Aim of the exercise
Transcribe every line from the top down to the line with "Arial, Helvetica, sans-serif';", both ends included, but not the pictures.

Source excerpt
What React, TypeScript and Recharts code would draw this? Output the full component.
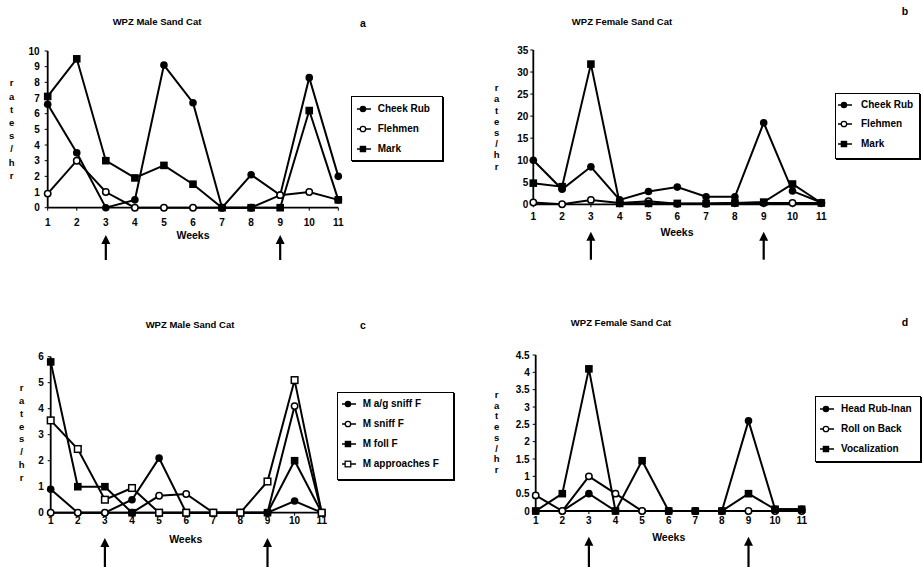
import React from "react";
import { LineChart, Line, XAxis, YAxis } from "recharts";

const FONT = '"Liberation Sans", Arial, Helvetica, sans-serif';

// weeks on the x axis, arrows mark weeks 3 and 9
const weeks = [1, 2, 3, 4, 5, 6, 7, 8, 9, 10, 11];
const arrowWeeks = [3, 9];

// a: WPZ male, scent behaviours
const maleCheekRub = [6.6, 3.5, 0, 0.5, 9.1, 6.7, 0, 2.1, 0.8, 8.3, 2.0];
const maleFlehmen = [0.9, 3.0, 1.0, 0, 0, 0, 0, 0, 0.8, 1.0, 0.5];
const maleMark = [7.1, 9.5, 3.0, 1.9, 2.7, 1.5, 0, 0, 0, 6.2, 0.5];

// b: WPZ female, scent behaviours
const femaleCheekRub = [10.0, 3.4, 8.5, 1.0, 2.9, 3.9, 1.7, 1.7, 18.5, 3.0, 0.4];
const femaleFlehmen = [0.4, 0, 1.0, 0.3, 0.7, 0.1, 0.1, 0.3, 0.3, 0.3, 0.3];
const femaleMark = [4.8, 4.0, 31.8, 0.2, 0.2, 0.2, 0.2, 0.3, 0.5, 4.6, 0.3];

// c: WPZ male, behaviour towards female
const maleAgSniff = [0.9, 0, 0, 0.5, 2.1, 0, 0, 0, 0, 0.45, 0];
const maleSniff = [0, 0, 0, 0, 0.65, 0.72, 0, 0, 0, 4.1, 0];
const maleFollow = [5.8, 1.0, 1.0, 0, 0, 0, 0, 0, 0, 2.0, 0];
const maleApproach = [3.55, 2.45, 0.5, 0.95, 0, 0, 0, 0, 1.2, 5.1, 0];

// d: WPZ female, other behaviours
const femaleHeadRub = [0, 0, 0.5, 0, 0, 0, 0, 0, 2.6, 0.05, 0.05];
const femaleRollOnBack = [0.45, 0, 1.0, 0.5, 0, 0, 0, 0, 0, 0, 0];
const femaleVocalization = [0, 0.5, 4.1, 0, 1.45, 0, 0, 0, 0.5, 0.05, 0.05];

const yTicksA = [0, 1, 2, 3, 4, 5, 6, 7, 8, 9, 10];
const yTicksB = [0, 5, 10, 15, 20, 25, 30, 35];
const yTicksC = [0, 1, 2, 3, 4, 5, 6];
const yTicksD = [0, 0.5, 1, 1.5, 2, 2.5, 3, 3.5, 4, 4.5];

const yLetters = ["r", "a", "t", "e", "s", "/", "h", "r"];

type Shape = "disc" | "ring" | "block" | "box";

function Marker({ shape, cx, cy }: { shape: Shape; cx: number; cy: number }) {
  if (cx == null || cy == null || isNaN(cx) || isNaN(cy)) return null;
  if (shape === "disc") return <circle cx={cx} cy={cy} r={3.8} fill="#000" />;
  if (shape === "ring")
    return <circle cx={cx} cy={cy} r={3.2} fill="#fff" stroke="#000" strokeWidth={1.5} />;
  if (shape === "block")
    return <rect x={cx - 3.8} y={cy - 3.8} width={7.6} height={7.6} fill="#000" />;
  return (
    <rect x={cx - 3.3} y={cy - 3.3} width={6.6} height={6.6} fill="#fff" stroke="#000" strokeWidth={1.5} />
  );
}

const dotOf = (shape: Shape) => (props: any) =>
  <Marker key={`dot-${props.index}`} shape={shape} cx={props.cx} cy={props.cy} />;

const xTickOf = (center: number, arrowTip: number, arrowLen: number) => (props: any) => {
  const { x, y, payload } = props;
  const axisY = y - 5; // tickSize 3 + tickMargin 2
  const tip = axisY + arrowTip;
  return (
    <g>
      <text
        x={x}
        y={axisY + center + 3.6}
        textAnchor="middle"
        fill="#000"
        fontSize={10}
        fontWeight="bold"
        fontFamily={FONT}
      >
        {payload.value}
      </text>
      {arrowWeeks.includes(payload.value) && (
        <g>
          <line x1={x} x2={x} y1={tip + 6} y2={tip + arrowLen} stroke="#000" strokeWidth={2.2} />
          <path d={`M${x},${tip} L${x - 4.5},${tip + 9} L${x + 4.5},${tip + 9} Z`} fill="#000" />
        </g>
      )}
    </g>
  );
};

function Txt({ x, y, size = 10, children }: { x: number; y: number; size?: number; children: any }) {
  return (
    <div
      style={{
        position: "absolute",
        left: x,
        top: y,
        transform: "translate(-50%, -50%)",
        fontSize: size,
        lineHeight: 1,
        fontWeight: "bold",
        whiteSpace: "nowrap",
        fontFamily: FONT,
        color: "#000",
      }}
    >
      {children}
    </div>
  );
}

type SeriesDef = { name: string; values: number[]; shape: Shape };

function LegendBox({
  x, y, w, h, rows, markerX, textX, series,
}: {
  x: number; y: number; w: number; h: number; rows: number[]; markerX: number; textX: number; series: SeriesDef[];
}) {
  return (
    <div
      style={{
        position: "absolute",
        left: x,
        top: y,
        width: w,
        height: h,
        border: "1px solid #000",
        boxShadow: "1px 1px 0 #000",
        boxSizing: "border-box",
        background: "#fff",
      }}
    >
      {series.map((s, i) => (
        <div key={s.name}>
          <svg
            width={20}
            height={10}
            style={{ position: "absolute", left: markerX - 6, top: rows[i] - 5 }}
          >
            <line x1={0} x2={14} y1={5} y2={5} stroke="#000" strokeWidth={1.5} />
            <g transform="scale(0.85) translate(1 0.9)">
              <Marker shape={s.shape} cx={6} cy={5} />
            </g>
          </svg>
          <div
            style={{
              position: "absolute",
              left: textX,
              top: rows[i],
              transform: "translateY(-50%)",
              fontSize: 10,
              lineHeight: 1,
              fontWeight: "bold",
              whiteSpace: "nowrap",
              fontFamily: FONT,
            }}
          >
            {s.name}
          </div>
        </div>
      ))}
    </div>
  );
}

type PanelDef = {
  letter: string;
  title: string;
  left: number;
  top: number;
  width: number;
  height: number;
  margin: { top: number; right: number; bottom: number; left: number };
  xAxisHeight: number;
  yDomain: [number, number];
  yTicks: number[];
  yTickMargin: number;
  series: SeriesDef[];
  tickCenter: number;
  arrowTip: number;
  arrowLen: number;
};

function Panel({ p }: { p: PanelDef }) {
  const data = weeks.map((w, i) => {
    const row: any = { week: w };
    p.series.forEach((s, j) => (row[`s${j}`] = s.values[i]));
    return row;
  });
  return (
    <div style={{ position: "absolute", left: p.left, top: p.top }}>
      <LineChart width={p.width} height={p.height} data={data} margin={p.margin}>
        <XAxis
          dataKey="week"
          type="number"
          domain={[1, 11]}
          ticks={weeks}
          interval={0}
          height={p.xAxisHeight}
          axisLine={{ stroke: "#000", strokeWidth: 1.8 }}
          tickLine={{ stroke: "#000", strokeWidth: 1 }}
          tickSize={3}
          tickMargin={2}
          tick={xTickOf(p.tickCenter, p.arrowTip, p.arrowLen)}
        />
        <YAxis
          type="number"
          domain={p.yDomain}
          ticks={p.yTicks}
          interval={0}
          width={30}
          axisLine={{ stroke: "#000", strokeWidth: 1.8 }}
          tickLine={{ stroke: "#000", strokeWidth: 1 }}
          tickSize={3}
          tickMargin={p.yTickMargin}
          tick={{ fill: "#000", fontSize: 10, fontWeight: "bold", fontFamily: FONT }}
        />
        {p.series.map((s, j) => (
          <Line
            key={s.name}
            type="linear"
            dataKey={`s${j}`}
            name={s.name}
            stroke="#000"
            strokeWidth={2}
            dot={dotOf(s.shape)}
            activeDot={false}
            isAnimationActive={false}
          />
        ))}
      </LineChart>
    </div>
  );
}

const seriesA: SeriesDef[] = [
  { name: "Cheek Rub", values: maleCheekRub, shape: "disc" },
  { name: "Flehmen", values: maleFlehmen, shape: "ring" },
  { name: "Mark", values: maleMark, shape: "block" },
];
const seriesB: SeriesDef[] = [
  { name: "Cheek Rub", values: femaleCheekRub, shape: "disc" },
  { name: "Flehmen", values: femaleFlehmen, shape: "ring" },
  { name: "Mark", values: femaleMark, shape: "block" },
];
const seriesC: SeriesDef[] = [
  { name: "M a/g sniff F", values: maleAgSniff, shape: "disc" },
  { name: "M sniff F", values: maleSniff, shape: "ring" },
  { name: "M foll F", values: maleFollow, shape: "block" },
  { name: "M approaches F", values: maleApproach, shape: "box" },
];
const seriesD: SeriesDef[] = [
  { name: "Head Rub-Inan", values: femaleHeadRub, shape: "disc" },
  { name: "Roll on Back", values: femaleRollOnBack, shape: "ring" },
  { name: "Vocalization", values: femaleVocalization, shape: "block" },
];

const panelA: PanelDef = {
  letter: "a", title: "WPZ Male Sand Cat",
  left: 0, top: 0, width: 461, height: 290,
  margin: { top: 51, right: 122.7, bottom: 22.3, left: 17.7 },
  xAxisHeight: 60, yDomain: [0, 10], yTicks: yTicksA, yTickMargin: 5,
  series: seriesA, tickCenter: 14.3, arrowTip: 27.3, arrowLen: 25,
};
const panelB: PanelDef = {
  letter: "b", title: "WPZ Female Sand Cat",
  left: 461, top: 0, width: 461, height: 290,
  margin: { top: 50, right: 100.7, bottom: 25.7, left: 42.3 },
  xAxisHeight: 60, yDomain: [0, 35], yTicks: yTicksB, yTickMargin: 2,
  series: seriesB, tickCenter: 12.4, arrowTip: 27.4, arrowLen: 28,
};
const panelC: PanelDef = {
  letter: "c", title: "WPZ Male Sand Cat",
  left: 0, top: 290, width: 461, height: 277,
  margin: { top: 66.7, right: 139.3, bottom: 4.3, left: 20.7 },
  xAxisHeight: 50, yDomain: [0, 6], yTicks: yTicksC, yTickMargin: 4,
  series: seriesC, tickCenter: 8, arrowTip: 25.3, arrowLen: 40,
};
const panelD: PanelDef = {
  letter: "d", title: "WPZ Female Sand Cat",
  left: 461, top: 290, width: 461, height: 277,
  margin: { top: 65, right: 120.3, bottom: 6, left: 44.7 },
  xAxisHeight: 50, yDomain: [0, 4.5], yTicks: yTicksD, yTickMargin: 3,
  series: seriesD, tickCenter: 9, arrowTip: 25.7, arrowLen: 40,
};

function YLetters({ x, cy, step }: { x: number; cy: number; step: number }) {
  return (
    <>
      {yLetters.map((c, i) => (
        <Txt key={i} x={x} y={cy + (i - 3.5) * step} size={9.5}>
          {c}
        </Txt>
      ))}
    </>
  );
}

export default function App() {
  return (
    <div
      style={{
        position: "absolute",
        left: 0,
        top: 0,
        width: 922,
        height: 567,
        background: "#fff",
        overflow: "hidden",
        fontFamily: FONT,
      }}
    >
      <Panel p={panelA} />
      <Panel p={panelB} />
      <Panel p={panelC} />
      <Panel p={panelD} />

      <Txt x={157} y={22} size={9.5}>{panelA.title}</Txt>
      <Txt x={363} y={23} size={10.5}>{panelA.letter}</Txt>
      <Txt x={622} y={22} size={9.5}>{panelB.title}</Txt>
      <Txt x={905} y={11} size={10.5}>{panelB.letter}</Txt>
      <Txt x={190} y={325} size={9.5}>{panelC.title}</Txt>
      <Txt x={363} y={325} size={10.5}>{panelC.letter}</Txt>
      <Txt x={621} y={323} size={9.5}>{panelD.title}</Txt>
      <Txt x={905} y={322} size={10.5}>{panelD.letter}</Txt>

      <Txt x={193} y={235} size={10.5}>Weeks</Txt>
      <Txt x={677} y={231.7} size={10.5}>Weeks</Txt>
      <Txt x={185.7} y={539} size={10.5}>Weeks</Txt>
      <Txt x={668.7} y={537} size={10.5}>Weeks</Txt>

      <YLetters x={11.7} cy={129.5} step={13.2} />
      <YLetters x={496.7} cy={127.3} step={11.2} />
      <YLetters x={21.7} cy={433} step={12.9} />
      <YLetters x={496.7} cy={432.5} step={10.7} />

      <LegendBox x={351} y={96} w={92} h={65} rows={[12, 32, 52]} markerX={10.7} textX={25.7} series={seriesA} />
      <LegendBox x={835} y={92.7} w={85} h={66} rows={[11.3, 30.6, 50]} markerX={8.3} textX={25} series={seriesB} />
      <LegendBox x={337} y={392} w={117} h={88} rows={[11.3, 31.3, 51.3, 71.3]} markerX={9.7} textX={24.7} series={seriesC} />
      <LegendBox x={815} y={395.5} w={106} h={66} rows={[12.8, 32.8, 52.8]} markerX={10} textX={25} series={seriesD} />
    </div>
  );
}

Answer to this exercise
What React, TypeScript and Recharts code would draw this? Output the full component.
import React from "react";
import { LineChart, Line, XAxis, YAxis } from "recharts";

const FONT = '"Liberation Sans", Arial, Helvetica, sans-serif';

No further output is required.